The central bank of Malawi announced that crypto is not legal in the country and that the institution is against crypto-related activities, local news agency Nyasa Times reports on May 27.

The Reserve Bank of Malawi (RBM) has stated that cryptocurrencies are not legal tender in Malawi and do not represent a substitute to the Malawi kwacha (MWK), the local fiat currency of the southeast African country.

The bank has warned its citizens that the government is not planning to recognize investments in cryptocurrencies such as bitcoin (BTC), according to a statement from RBM Governor Dalitso Kabambe on Monday.

The official reportedly claimed that the bank has advised the public that all crypto-related activities such as purchasing, trading or using cryptocurrency as payment are made at an individual’s own risk. Kabambe stressed that there is no institution in the government that oversees crypto trading and regulates the parties involved in the industry.

In this regard, the governor named major risks associated with crypto investments, including money laundering and security breaches, as well as vulnerabilities to hacks and fraudulent activities.

Kabambe also noted that there is no crypto exchange that has been registered in the country, a fact that represents another risk factor for local people wishing to invest in crypto.
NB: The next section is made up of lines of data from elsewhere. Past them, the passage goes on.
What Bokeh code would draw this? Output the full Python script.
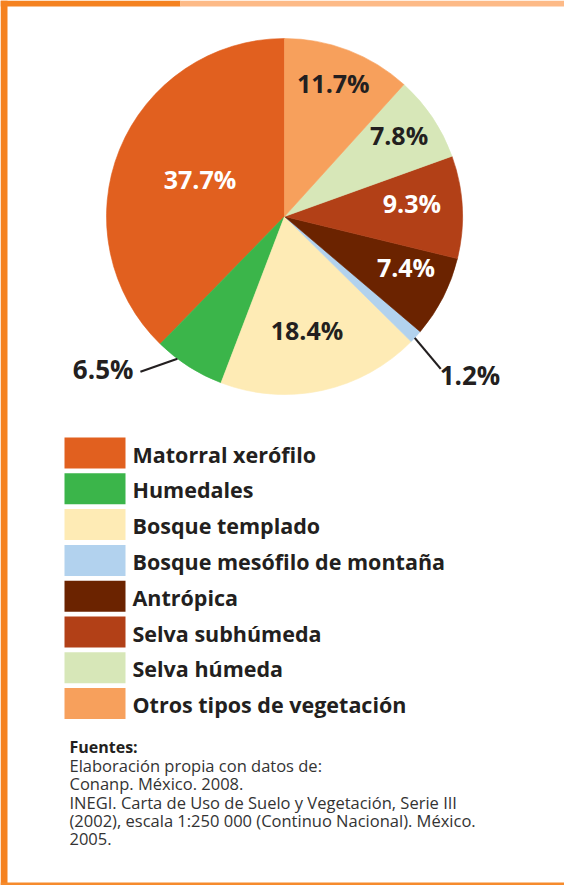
import numpy as np
from bokeh.plotting import figure
from bokeh.models import Range1d
from bokeh.core.properties import value
from bokeh.embed import file_html
from bokeh.resources import INLINE

# ---------------- data ----------------
categories = ["Matorral xerófilo", "Humedales", "Bosque templado",
              "Bosque mesófilo de montaña", "Antrópica", "Selva subhúmeda",
              "Selva húmeda", "Otros tipos de vegetación"]
percentages = [37.7, 6.5, 18.4, 1.2, 7.4, 9.3, 7.8, 11.7]
pct_labels = ["37.7%", "6.5%", "18.4%", "1.2%", "7.4%", "9.3%", "7.8%", "11.7%"]
colors = ["#e1601f", "#3bb54a", "#feebb5", "#b2d2ee",
          "#6b2300", "#b24017", "#d7e7b8", "#f7a05c"]
label_colors = ["white", "#231f20", "#231f20", "#231f20",
                "white", "white", "#231f20", "#231f20"]
source_title = "Fuentes:"
source_lines = ["Elaboración propia con datos de:",
                "Conanp. México. 2008.",
                "INEGI. Carta de Uso de Suelo y Vegetación, Serie III",
                "(2002), escala 1:250 000 (Continuo Nacional). México.",
                "2005."]

# ---------------- layout constants ----------------
W, H = 564, 885
def X(px): return px
def Y(py): return -py

FONT = "Open Sans"
DARK = "#231f20"

p = figure(width=W, height=H, x_range=Range1d(0, W), y_range=Range1d(-H, 0),
           output_backend="svg", toolbar_location=None, min_border=0)
p.axis.visible = False
p.grid.visible = False
p.outline_line_color = None
p.background_fill_color = "white"
p.border_fill_color = "white"

# frame
p.quad(left=[0, X(180)], right=[X(180), W], top=[0, 0], bottom=[-6, -6],
       fill_color=["#f58220", "#fdba87"], line_color=None)
p.quad(left=[0], right=[7], top=[0], bottom=[-H], fill_color="#f58220", line_color=None)
p.quad(left=[0], right=[W], top=[Y(882)], bottom=[-H], fill_color="#f68b2c", line_color=None)

# pie
cx, cy, R = X(284), Y(216), 178
frac = np.array(percentages) / 100.0
cum = np.concatenate([[0], np.cumsum(frac)])
start = np.pi / 2 + 2 * np.pi * cum[:-1]
end = np.pi / 2 + 2 * np.pi * cum[1:]
p.wedge(x=cx, y=cy, radius=R, start_angle=start, end_angle=end,
        direction="anticlock", fill_color=colors, line_color=colors, line_width=0.6)

mid = (start + end) / 2
# inside-label placement (radius fraction, angle shift in degrees); None = outside
label_r = [0.52, None, 0.65, None, 0.74, 0.72, 0.79, 0.80]
label_shift = [-2.0, 0, -1.0, 0, 4.3, 3.1, 1.6, 1.0]
in_x, in_y, in_t, in_c = [], [], [], []
for i, r in enumerate(label_r):
    if r is None:
        continue
    a = mid[i] + np.radians(label_shift[i])
    in_x.append(cx + r * R * np.cos(a))
    in_y.append(cy + r * R * np.sin(a))
    in_t.append(pct_labels[i])
    in_c.append(label_colors[i])
p.text(x=in_x, y=in_y, text=in_t, text_color=in_c, text_align="center",
       text_baseline="middle", text_font=value(FONT), text_font_size="25px",
       text_font_style="bold")

# outside labels with leader lines: (index, angle shift, dx, dy, align, text dx, text dy)
outside = [(1, -4.4, -37, -13, "right", -7, 3),
           (3, -0.5, 26, -31, "left", -1, -6)]
for i, sh, dx, dy, al, tdx, tdy in outside:
    a = mid[i] + np.radians(sh)
    x0 = cx + R * np.cos(a)
    y0 = cy + R * np.sin(a)
    p.segment(x0=[x0], y0=[y0], x1=[x0 + dx], y1=[y0 + dy], line_color=DARK, line_width=2.2)
    p.text(x=[x0 + dx + tdx], y=[y0 + dy + tdy], text=[pct_labels[i]], text_color=DARK,
           text_align=al, text_baseline="middle", text_font=value(FONT),
           text_font_size="26px", text_font_style="bold")

# legend
n = len(categories)
leg_y = [Y(452.5 + 35.8 * i) for i in range(n)]
p.rect(x=[X(94.5)] * n, y=leg_y, width=61, height=31, fill_color=colors, line_color=None)
p.text(x=[X(132)] * n, y=[v - 1 for v in leg_y], text=categories, text_color=DARK,
       text_align="left", text_baseline="middle", text_font=value(FONT),
       text_font_size="21.5px", text_font_style="bold")

# sources
p.text(x=[X(69)], y=[Y(746)], text=[source_title], text_color=DARK, text_align="left",
       text_baseline="middle", text_font=value(FONT), text_font_size="16px",
       text_font_style="bold")
p.text(x=[X(69)] * len(source_lines), y=[Y(765 + 18.4 * i) for i in range(len(source_lines))],
       text=source_lines, text_color="#333333", text_align="left", text_baseline="middle",
       text_font=value(FONT), text_font_size="16.5px")

open("out.html", "w").write(file_html(p, INLINE))
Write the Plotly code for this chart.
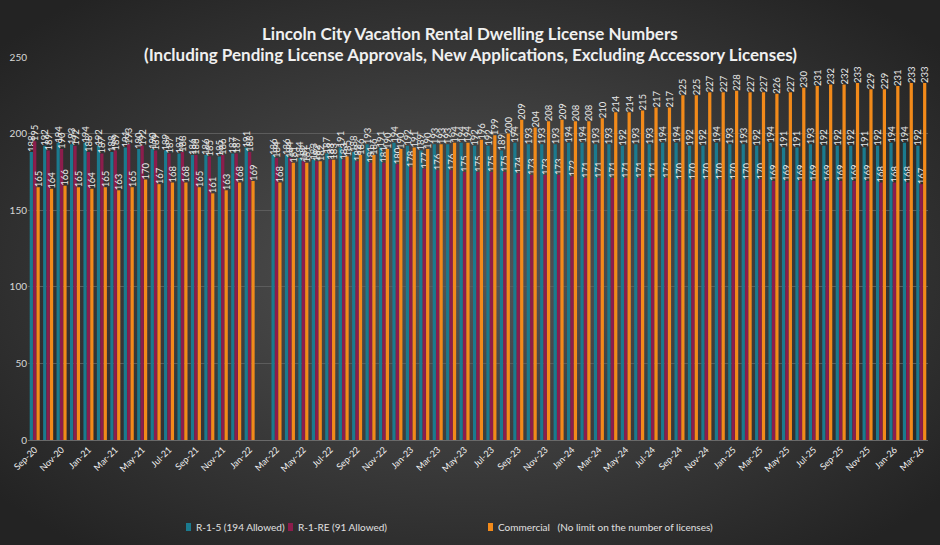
import base64
import plotly.graph_objects as go

months = ["Sep-20","Oct-20","Nov-20","Dec-20","Jan-21","Feb-21","Mar-21","Apr-21","May-21","Jun-21","Jul-21","Aug-21",
          "Sep-21","Oct-21","Nov-21","Dec-21","Jan-22","Feb-22","Mar-22","Apr-22","May-22","Jun-22","Jul-22","Aug-22",
          "Sep-22","Oct-22","Nov-22","Dec-22","Jan-23","Feb-23","Mar-23","Apr-23","May-23","Jun-23","Jul-23","Aug-23",
          "Sep-23","Oct-23","Nov-23","Dec-23","Jan-24","Feb-24","Mar-24","Apr-24","May-24","Jun-24","Jul-24","Aug-24",
          "Sep-24","Oct-24","Nov-24","Dec-24","Jan-25","Feb-25","Mar-25","Apr-25","May-25","Jun-25","Jul-25","Aug-25",
          "Sep-25","Oct-25","Nov-25","Dec-25","Jan-26","Feb-26","Mar-26"]

r15 = [188,192,194,193,194,192,188,191,190,190,189,187,
       186,186,185,187,191,None,186,186,184,183,187,191,
       188,193,191,194,192,189,193,193,194,192,192,189,
       194,193,193,193,194,194,193,193,192,193,193,194,
       194,192,192,194,193,193,192,194,191,191,193,192,
       192,192,191,192,194,194,192]

r1re = [195,189,190,192,188,187,189,193,192,189,187,188,
        186,185,186,187,188,None,184,184,182,182,183,183,
        182,181,181,180,178,177,176,176,175,175,175,175,
        174,173,173,173,172,171,171,171,171,171,171,171,
        170,170,170,170,170,170,170,169,169,169,169,169,
        169,169,169,168,168,168,167]

commercial = [165,164,166,165,164,165,163,165,170,167,168,168,
              165,161,163,168,169,None,168,181,181,182,183,185,
              186,186,190,190,191,190,193,194,194,196,199,200,
              209,204,208,209,208,208,210,214,214,215,217,217,
              225,225,227,227,228,227,227,226,227,230,231,232,
              232,233,229,229,231,233,233]

series_names = ["R-1-5 (194 Allowed)", "R-1-RE (91 Allowed)", "Commercial  (No limit on the number of licenses)"]
series_colors = ["#1b7a8e", "#8c1d4c", "#f28a1a"]
legend_px = [186, 288, 488]

W, H = 940, 545
ML, MR, MT, MB = 28, 12, 57, 105
PW, PH = W - ML - MR, H - MT - MB


def px_x(px):
    return (px - ML) / PW


def px_y(py):
    return (H - MB - py) / PH


svg = f'''<svg xmlns="http://www.w3.org/2000/svg" width="{W}" height="{H}">
<defs><radialGradient id="g" cx="50%" cy="50%" r="65%">
<stop offset="0%" stop-color="#555555"/><stop offset="100%" stop-color="#232323"/>
</radialGradient></defs>
<rect width="{W}" height="{H}" fill="url(#g)"/></svg>'''
bg_src = "data:image/svg+xml;base64," + base64.b64encode(svg.encode()).decode()

fig = go.Figure()
for name, vals, col in zip(series_names, [r15, r1re, commercial], series_colors):
    fig.add_trace(go.Bar(
        x=months, y=vals, name=name,
        marker=dict(color=col, line=dict(width=0)),
        text=["" if v is None else str(v) for v in vals],
        textposition="outside", textangle=-90,
        textfont=dict(size=9.5, color="#e8e8e8", family="Lato"),
        constraintext="none", cliponaxis=False,
    ))

# legend drawn as small swatches + labels below the plot
shapes = []
annotations = []
for name, col, px in zip(series_names, series_colors, legend_px):
    shapes.append(dict(type="rect", xref="paper", yref="paper",
                       x0=px_x(px), x1=px_x(px + 5), y0=px_y(531), y1=px_y(523),
                       fillcolor=col, line=dict(width=0)))
    annotations.append(dict(text=name.replace("  ", "&nbsp;&nbsp;&nbsp;"), x=px_x(px + 8), y=px_y(527),
                            xref="paper", yref="paper", xanchor="left", yanchor="middle", showarrow=False,
                            font=dict(size=10, color="#e0e0e0", family="Lato")))

annotations += [
    dict(text="<b>Lincoln City Vacation Rental Dwelling License Numbers</b>", x=px_x(470),
         y=px_y(21), xref="paper", yref="paper", showarrow=False,
         font=dict(size=17, color="#f0f0f0", family="Lato")),
    dict(text="<b>(Including Pending License Approvals, New Applications, Excluding Accessory Licenses)</b>",
         x=px_x(470), y=px_y(42), xref="paper", yref="paper", showarrow=False,
         font=dict(size=17, color="#f0f0f0", family="Lato")),
]

fig.update_layout(
    width=W, height=H,
    margin=dict(l=ML, r=MR, t=MT, b=MB, autoexpand=False),
    paper_bgcolor="#333333", plot_bgcolor="rgba(0,0,0,0)",
    barmode="group", bargap=0.24, bargroupgap=0.05,
    font=dict(family="Lato", color="#e0e0e0"),
    showlegend=False,
    images=[dict(source=bg_src, xref="paper", yref="paper", x=-ML / PW, y=1 + MT / PH,
                 sizex=W / PW, sizey=H / PH, sizing="stretch", layer="below", xanchor="left", yanchor="top")],
    shapes=shapes,
    annotations=annotations,
)

fig.update_xaxes(
    type="category", tickangle=-45, tickmode="array",
    tickvals=months[::2], ticktext=months[::2], automargin=False,
    tickfont=dict(size=9, color="#f0f0f0", family="Lato"),
    showgrid=False, showline=True, linecolor="#6a6a6a", ticks="",
)
fig.update_yaxes(
    range=[0, 250], tickvals=[0, 50, 100, 150, 200, 250], automargin=False,
    showgrid=True, gridcolor="#5c5c5c", gridwidth=1, zeroline=False,
    tickfont=dict(size=10, color="#d8d8d8", family="Lato"), ticks="",
)

fig.write_html("out.html")
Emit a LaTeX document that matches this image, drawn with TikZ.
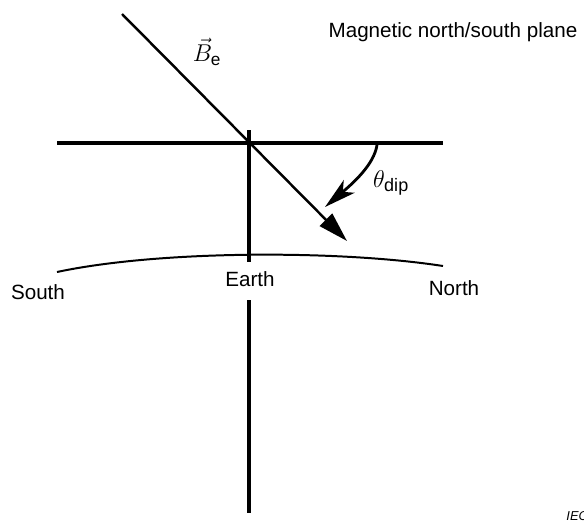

According to the report, the RBM’s official statement has followed a growing interest from the country’s residents on the matter, including the increased number of crypto-related enquiries to the bank.

On the other hand, Kabambe said that the RBM is aware of the potential of blockchain, the underlying technology of most cryptocurrencies that has particular use cases in a number of industries. He added that the bank will continue to track global developments regarding the technology, and reserves the right to review its stance and regulatory position if considers it to be necessary.

Earlier this year, the South African Reserve Bank released a consultation paper revealing that the local government did not plan to ban either cryptocurrency trading or crypto payments at the time.